Hace unos meses, un informe de Naciones Unidas denunció que Ruanda apoyaba a grupos rebeldes que actuaban –esto es: asesinaban y violaban para controlar la zona– en las ricas regiones mineras de los Kivus congoleños. Kagame negó la mayor, pero las evidencias eran demoledoras. La reacción internacional fueron unas leves reducciones de las ayudas como amenaza y poco más.

Hay otros factores que ayudan a que el Primer Mundo aplauda a Kagame y mire para otro lado ante las quejas de injerencia en República Democrática del Congo o ante la falta de libertades.
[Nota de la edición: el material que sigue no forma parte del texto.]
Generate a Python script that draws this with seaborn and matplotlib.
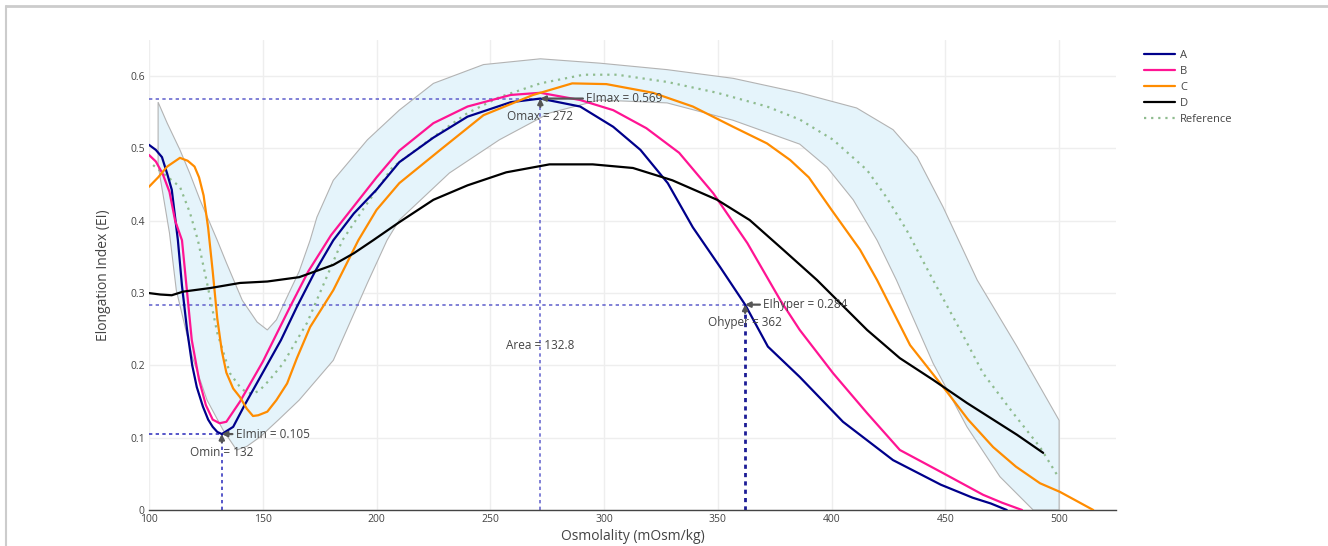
import numpy as np
import pandas as pd
import seaborn as sns
import matplotlib.pyplot as plt
from matplotlib.lines import Line2D

## curves (osmolality, EI)
a_x = [100, 103, 105.7, 108, 110, 112.7, 114.5, 116.7, 119, 121, 123.7, 126, 128, 130, 132, 137, 142, 150, 158,
       165, 173, 181, 190, 200, 210, 225, 240, 259, 272, 289.5, 304, 316, 328, 339, 351, 362, 372, 386, 405, 427,
       448, 462, 470, 477]
a_y = [.505, .498, .488, .465, .443, .373, .31, .25, .2, .17, .143, .125, .115, .108, .105, .115, .145, .19, .235,
       .281, .33, .373, .41, .443, .481, .515, .544, .564, .569, .558, .530, .498, .452, .391, .336, .284, .226,
       .184, .122, .069, .035, .017, .009, 0]

b_x = [100, 103, 106, 109, 111.5, 114.5, 118.8, 122, 125, 128, 131, 134, 140, 150, 162, 170, 180, 190, 200, 210,
       225, 240, 259, 272, 289.5, 304, 318.6, 333, 348, 363, 377.5, 386, 400.7, 415.6, 430, 449, 466.6, 475, 483.7]
b_y = [.491, .482, .465, .44, .40, .373, .235, .18, .145, .125, .12, .122, .15, .205, .281, .33, .38, .42, .46, .497,
       .535, .558, .574, .577, .567, .553, .528, .494, .438, .369, .290, .249, .189, .134, .083, .051, .021, .01, 0]

c_x = [100, 104, 108, 113.6, 117, 120, 122, 124, 126, 128, 130, 132, 134, 137, 140, 143, 145.7, 148, 152, 156,
       160.7, 165, 170.8, 181, 192, 200, 210, 228, 247, 268.8, 286, 301, 321.5, 339, 356.7, 371.6, 381.8, 390,
       400, 412.5, 420, 434.5, 450.8, 460, 471, 481, 491.6, 500.4, 508, 515]
c_y = [.447, .46, .475, .487, .483, .475, .46, .435, .39, .33, .265, .22, .19, .168, .156, .14, .130, .131, .136,
       .152, .175, .21, .253, .304, .373, .415, .452, .498, .546, .574, .590, .589, .577, .558, .530, .507, .484,
       .46, .415, .36, .318, .228, .163, .125, .087, .06, .037, .025, .012, 0]

d_x = [100, 105, 110, 115, 127, 140, 152, 166, 181, 190, 198.5, 210, 225, 240, 257, 276, 295, 312.7, 330, 349.7,
       364, 378.7, 393.6, 415.6, 430, 444.6, 459.5, 481.5, 493]
d_y = [.300, .298, .297, .302, .307, .314, .316, .322, .339, .355, .373, .398, .429, .449, .467, .478, .478, .473,
       .456, .429, .401, .360, .318, .249, .210, .180, .148, .104, .079]

ref_x = [101.8, 108, 113.6, 118, 121.5, 125.5, 130, 135.6, 140, 143, 146, 148.8, 153, 159, 169.5, 185, 195, 207,
         225, 240, 254, 272, 291, 305.7, 327.7, 349.7, 371.6, 386, 400.7, 415.6, 424, 433, 444.6, 456.5, 466.6,
         479.8, 491.6, 499.6]
ref_y = [.477, .461, .447, .411, .373, .314, .245, .189, .17, .162, .161, .166, .18, .203, .259, .373, .42, .474,
         .516, .549, .571, .590, .602, .602, .592, .577, .558, .540, .512, .470, .433, .387, .318, .249, .189,
         .134, .087, .046]

## reference band
up_x = [104, 108, 113.6, 118, 122.4, 130, 134, 141, 147.5, 152, 156, 160, 166, 170.8, 173.8, 181, 196, 210, 225,
        247, 272, 298, 327.7, 356.7, 386, 411, 427, 437.6, 449, 464, 481.5, 500]
up_y = [.564, .535, .498, .465, .429, .373, .342, .290, .260, .249, .263, .29, .33, .373, .405, .456, .512, .553,
        .590, .616, .624, .618, .609, .597, .577, .556, .526, .488, .419, .318, .226, .124]
lo_x = [104, 106.5, 109, 112, 119, 125.5, 132.5, 138.5, 143, 148.8, 157, 166, 181, 196, 204.6, 210, 232, 254, 276,
        298, 327.7, 356.7, 386, 398, 409.5, 420, 428.5, 444.6, 459.5, 474, 488.6, 500]
lo_y = [.477, .43, .383, .304, .212, .152, .111, .083, .088, .101, .125, .152, .207, .314, .373, .401, .466, .512,
        .549, .567, .563, .539, .506, .474, .429, .373, .318, .203, .115, .046, 0, 0]

## key points
o_min, ei_min = 132, 0.105
o_max, ei_max = 272, 0.569
o_hyper, ei_hyper = 362, 0.284
area = 132.8

names = ["A", "B", "C", "D"]
colors = ["#00008B", "#FF1493", "#FF8C00", "#000000"]
curves = [(a_x, a_y), (b_x, b_y), (c_x, c_y), (d_x, d_y)]

sns.set_style("whitegrid")
plt.rcParams['font.family'] = ['Open Sans', 'DejaVu Sans']

fig = plt.figure(figsize=(13.28, 5.46), dpi=100)
ax = fig.add_axes([149 / 1328, 36 / 546, 967 / 1328, 470 / 546])

# band
bx = np.concatenate([up_x, lo_x[::-1]])
by = np.concatenate([up_y, lo_y[::-1]])
ax.fill(bx, by, facecolor="#e5f4fb", edgecolor="#b3b3b3", lw=0.8, zorder=1)

# guide lines
ax.plot([100, o_max], [ei_max, ei_max], ls=(0, (2, 2)), color="#6b6bcf", lw=1.2, zorder=2)
ax.plot([o_max, o_max], [0, ei_max], ls=(0, (2, 2)), color="#6b6bcf", lw=1.2, zorder=2)
ax.plot([100, o_min], [ei_min, ei_min], ls=(0, (2, 2)), color="#3a3ac0", lw=1.2, zorder=2)
ax.plot([o_min, o_min], [0, ei_min], ls=(0, (2, 2)), color="#3a3ac0", lw=1.2, zorder=2)
ax.plot([100, o_hyper], [ei_hyper, ei_hyper], ls=(0, (2, 2)), color="#6b6bcf", lw=1.2, zorder=2)
ax.plot([o_hyper, o_hyper], [0, ei_hyper], ls=(0, (1.5, 1.5)), color="#1c1c96", lw=2, zorder=2)

for (x, y), n, c in zip(curves, names, colors):
    sns.lineplot(x=x, y=y, ax=ax, color=c, lw=1.6, label=n, zorder=4)
sns.lineplot(x=ref_x, y=ref_y, ax=ax, color="#8FBC8F", lw=1.6, ls=(0, (1, 2.2)), label="Reference", zorder=3)

# annotations
akw = dict(arrowstyle="-|>,head_length=0.35,head_width=0.18", color="#555555", lw=1.6, shrinkA=0, shrinkB=0)
tkw = dict(fontsize=8.5, color="#444444", textcoords="offset points", zorder=6)
ax.annotate(f"EImax = {ei_max}", (o_max, ei_max), xytext=(33, 0), ha="left", va="center", arrowprops=akw, **tkw)
ax.annotate(f"Omax = {o_max}", (o_max, ei_max), xytext=(0, -13), ha="center", va="center", arrowprops=akw, **tkw)
ax.annotate(f"EImin = {ei_min}", (o_min, ei_min), xytext=(10, 0), ha="left", va="center", arrowprops=akw, **tkw)
ax.annotate(f"Omin = {o_min}", (o_min, ei_min), xytext=(0, -13), ha="center", va="center", arrowprops=akw, **tkw)
ax.annotate(f"EIhyper = {ei_hyper}", (o_hyper, ei_hyper), xytext=(13, 0), ha="left", va="center", arrowprops=akw, **tkw)
ax.annotate(f"Ohyper = {o_hyper}", (o_hyper, ei_hyper), xytext=(0, -13), ha="center", va="center", arrowprops=akw, **tkw)
ax.text(o_max, 0.227, f"Area = {area}", ha="center", va="center", fontsize=8.5, color="#444444", zorder=6)

ax.set_xlim(100, 525)
ax.set_ylim(0, 0.65)
ax.set_xticks([100, 150, 200, 250, 300, 350, 400, 450, 500])
ax.set_yticks([0, 0.1, 0.2, 0.3, 0.4, 0.5, 0.6])
ax.set_yticklabels(["0", "0.1", "0.2", "0.3", "0.4", "0.5", "0.6"])
ax.tick_params(length=0, labelsize=7.5, labelcolor="#444444", pad=3)
ax.grid(color="#eeeeee", lw=1)
for s in ["top", "right", "left"]:
    ax.spines[s].set_visible(False)
ax.spines["bottom"].set_color("#444444")
ax.spines["bottom"].set_linewidth(1)
ax.set_xlabel("Osmolality (mOsm/kg)", fontsize=10, color="#444444", labelpad=3)
ax.set_ylabel("Elongation Index (EI)", fontsize=10, color="#444444", labelpad=14)

ax.legend(loc="upper left", bbox_to_anchor=(1138 / 1328, 1 - 44 / 546), bbox_transform=fig.transFigure,
          frameon=False, fontsize=8, handlelength=2.8, handletextpad=0.5, labelspacing=0.45, borderpad=0,
          labelcolor="#444444")

# outer frame
fig.add_artist(Line2D([6 / 1328, 1], [1 - 6 / 546, 1 - 6 / 546], transform=fig.transFigure, color="#cccccc", lw=2))
fig.add_artist(Line2D([6 / 1328, 6 / 1328], [0, 1 - 6 / 546], transform=fig.transFigure, color="#cccccc", lw=1.5))

fig.savefig("out.png", dpi=100)
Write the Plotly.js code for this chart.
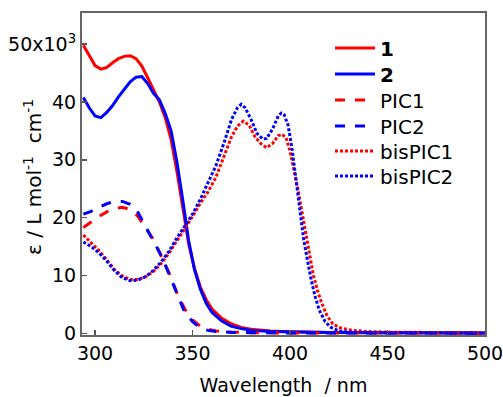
<!DOCTYPE html>
<html>
<head>
<meta charset="utf-8">
<script src="https://cdn.plot.ly/plotly-3.0.1.min.js"></script>
<style>html,body{margin:0;padding:0;background:#fff;}#chart{width:503px;height:397px;}</style>
</head>
<body>
<div id="chart"></div>
<script>
// ---- data (epsilon in 10^3 L mol^-1 cm^-1) ----
const wl1 = [294,297,300,303,306,309,312,315,318,321,324,327,330,333,336,339,342,345,348,351,354,357,360,365,370,375,380,390,400,420,450,500];
const eps1 = [49.8,48.0,46.3,45.7,46.0,46.8,47.5,47.9,48.0,47.5,46.2,44.2,42.0,40.0,37.3,33.5,28.0,21.5,15.5,11.2,8.0,5.8,4.2,2.6,1.6,1.0,0.7,0.4,0.25,0.15,0.1,0.05];

const wl2 = [294,297,300,303,306,309,312,315,318,321,324,327,330,333,336,339,342,345,348,351,354,357,360,365,370,375,380,390,400,420,450,500];
const eps2 = [40.8,39.0,37.6,37.3,38.2,39.4,40.9,42.3,43.5,44.3,44.4,43.2,41.5,40.4,38.0,35.0,29.6,23.0,16.0,11.0,7.6,5.2,3.6,2.1,1.2,0.8,0.5,0.3,0.2,0.12,0.08,0.05];

const wlPIC1 = [294,298,302,306,310,314,318,322,326,330,334,338,342,346,350,354,358,362,370,380,400,500];
const epsPIC1 = [18.3,19.3,20.2,21.0,21.6,21.8,21.4,20.2,18.2,16.2,13.3,10.4,7.0,4.2,2.3,1.2,0.7,0.4,0.2,0.1,0.05,0.02];

const wlPIC2 = [294,298,302,306,310,314,318,322,326,330,334,338,342,346,350,354,358,362,370,380,400,500];
const epsPIC2 = [20.6,21.1,21.8,22.4,22.8,22.8,22.3,20.9,18.4,15.8,13.4,10.2,7.0,3.6,2.0,0.9,0.5,0.3,0.15,0.1,0.05,0.02];

const wlBis1 = [294,298,302,306,310,314,318,322,326,330,334,338,342,346,350,354,358,362,366,370,373,376,379,382,385,388,391,394,396,398,400,402,404,406,408,410,412,414,416,419,422,426,432,440,450,470,500];
const epsBis1 = [17.0,15.6,14.3,12.7,11.0,9.9,9.3,9.3,9.8,10.7,12.1,13.9,16.0,17.9,20.2,22.5,24.5,27.0,30.5,34.0,35.8,36.7,36.0,34.0,32.8,32.1,32.8,34.2,34.4,33.8,31.5,28.5,25.0,21.2,17.5,13.5,10.0,7.5,5.4,3.0,1.6,0.9,0.5,0.3,0.2,0.15,0.1];

const wlBis2 = [294,298,302,306,310,314,318,322,326,330,334,338,342,346,350,354,358,362,366,370,373,375,377,380,383,386,388,391,394,395.5,397,399,401,403,405,407,409,411,413,415,418,421,425,430,440,450,500];
const epsBis2 = [15.8,15.0,13.9,12.5,10.8,9.6,9.1,9.2,9.8,10.9,12.4,14.2,16.5,18.5,20.6,23.2,26.2,29.0,32.8,37.0,39.0,39.6,39.0,37.0,34.6,33.6,33.7,35.3,37.6,38.1,37.8,36.0,32.0,26.5,21.0,16.2,12.5,9.0,6.2,4.0,2.0,1.0,0.4,0.2,0.1,0.08,0.05];

const seriesNames = ["<b>1</b>", "<b>2</b>", "PIC1", "PIC2", "bisPIC1", "bisPIC2"];
const yTickVals = [0,10,20,30,40,50];
const yTickText = ["0","10","20","30","40","50x10<sup>3</sup>"];
const xTickVals = [300,350,400,450,500];

const RED = "rgb(255,0,0)";
const BLUE = "rgb(0,0,255)";
const FONT = "DejaVu Sans, Arial, sans-serif";

const traces = [
  {x: wl1, y: eps1, name: seriesNames[0], legend: "legend", mode: "lines", line: {color: RED, width: 3}},
  {x: wl2, y: eps2, name: seriesNames[1], legend: "legend2", mode: "lines", line: {color: BLUE, width: 3}},
  {x: wlPIC1, y: epsPIC1, name: seriesNames[2], legend: "legend3", mode: "lines", line: {color: RED, width: 3, dash: "10px,10px"}},
  {x: wlPIC2, y: epsPIC2, name: seriesNames[3], legend: "legend4", mode: "lines", line: {color: BLUE, width: 3, dash: "10px,10px"}},
  {x: wlBis1, y: epsBis1, name: seriesNames[4], legend: "legend5", mode: "lines", line: {color: RED, width: 3, dash: "3px,2px"}},
  {x: wlBis2, y: epsBis2, name: seriesNames[5], legend: "legend6", mode: "lines", line: {color: BLUE, width: 3, dash: "3px,2px"}}
];

// one legend per entry so the row spacing can follow the reference
const rowCenters = [48, 74, 100, 126, 151, 176];
function legendAt(yc) {
  return {x: (330 - 82) / 403, xanchor: "left", y: (335 - yc) / 322, yanchor: "middle",
          bgcolor: "rgba(0,0,0,0)", borderwidth: 0, itemwidth: 40,
          font: {size: 20, family: FONT, color: "#000"}};
}

const layout = {
  width: 503, height: 397,
  margin: {l: 82, r: 18, t: 13, b: 62, pad: 0},
  paper_bgcolor: "#fff", plot_bgcolor: "#fff",
  font: {family: FONT, size: 19, color: "#000"},
  showlegend: true,
  legend: legendAt(rowCenters[0]),
  legend2: legendAt(rowCenters[1]),
  legend3: legendAt(rowCenters[2]),
  legend4: legendAt(rowCenters[3]),
  legend5: legendAt(rowCenters[4]),
  legend6: legendAt(rowCenters[5]),
  xaxis: {
    range: [293.3, 500], tickvals: xTickVals, ticks: "inside", ticklen: 5, tickwidth: 1.5, tickcolor: "#555",
    showline: true, linecolor: "#666", linewidth: 2, mirror: true, showgrid: false, zeroline: false,
    tickfont: {size: 19}, ticklabeloverflow: "allow",
    title: {text: "Wavelength\u00A0\u00A0/ nm", font: {size: 19}, standoff: 16}
  },
  yaxis: {
    range: [-0.3, 55.4], tickvals: yTickVals, ticktext: yTickText, ticks: "inside", ticklen: 5, tickwidth: 1.5, tickcolor: "#555",
    showline: true, linecolor: "#666", linewidth: 2, mirror: true, showgrid: false, zeroline: false,
    tickfont: {size: 19}, ticklabeloverflow: "allow"
  },
  annotations: [{
    text: "ε / L mol<sup>-1</sup>\u00A0 cm<sup>-1</sup>", textangle: -90,
    xref: "paper", yref: "paper", x: (33 - 82) / 403, y: (335 - 177) / 322,
    xanchor: "center", yanchor: "middle", showarrow: false,
    font: {size: 20, family: FONT, color: "#000"}
  }]
};

Plotly.newPlot("chart", traces, layout, {displayModeBar: false, staticPlot: true});
</script>
</body>
</html>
Ruanda se ha convertido en símbolo del éxito de la ayuda internacional. Países como Reino Unido o Estados Unidos observan cómo el dinero invertido repercute en la sociedad ruandesa y casi justifica por sí sola la industria de ayuda internacional. El sentimiento de culpa tampoco se debe desdeñar. El ex presidente estadounidense Bill Clinton calificó el genocidio de Ruanda como su “fracaso personal” y la comunidad internacional dio la espalda al país durante el genocidio. Ahora es difícil que Kagame acepte lecciones morales desde el norte.

En Ruanda, es habitual escuchar como taxistas, comerciantes o incluso agricultores definen su trabajo como “mi contribución”. Como su granito de arena para el desarrollo de la nación. Ese es probablemente el mayor mérito de Kagame y Ruanda hoy: haber conseguido involucrar a toda la sociedad en el futuro del país.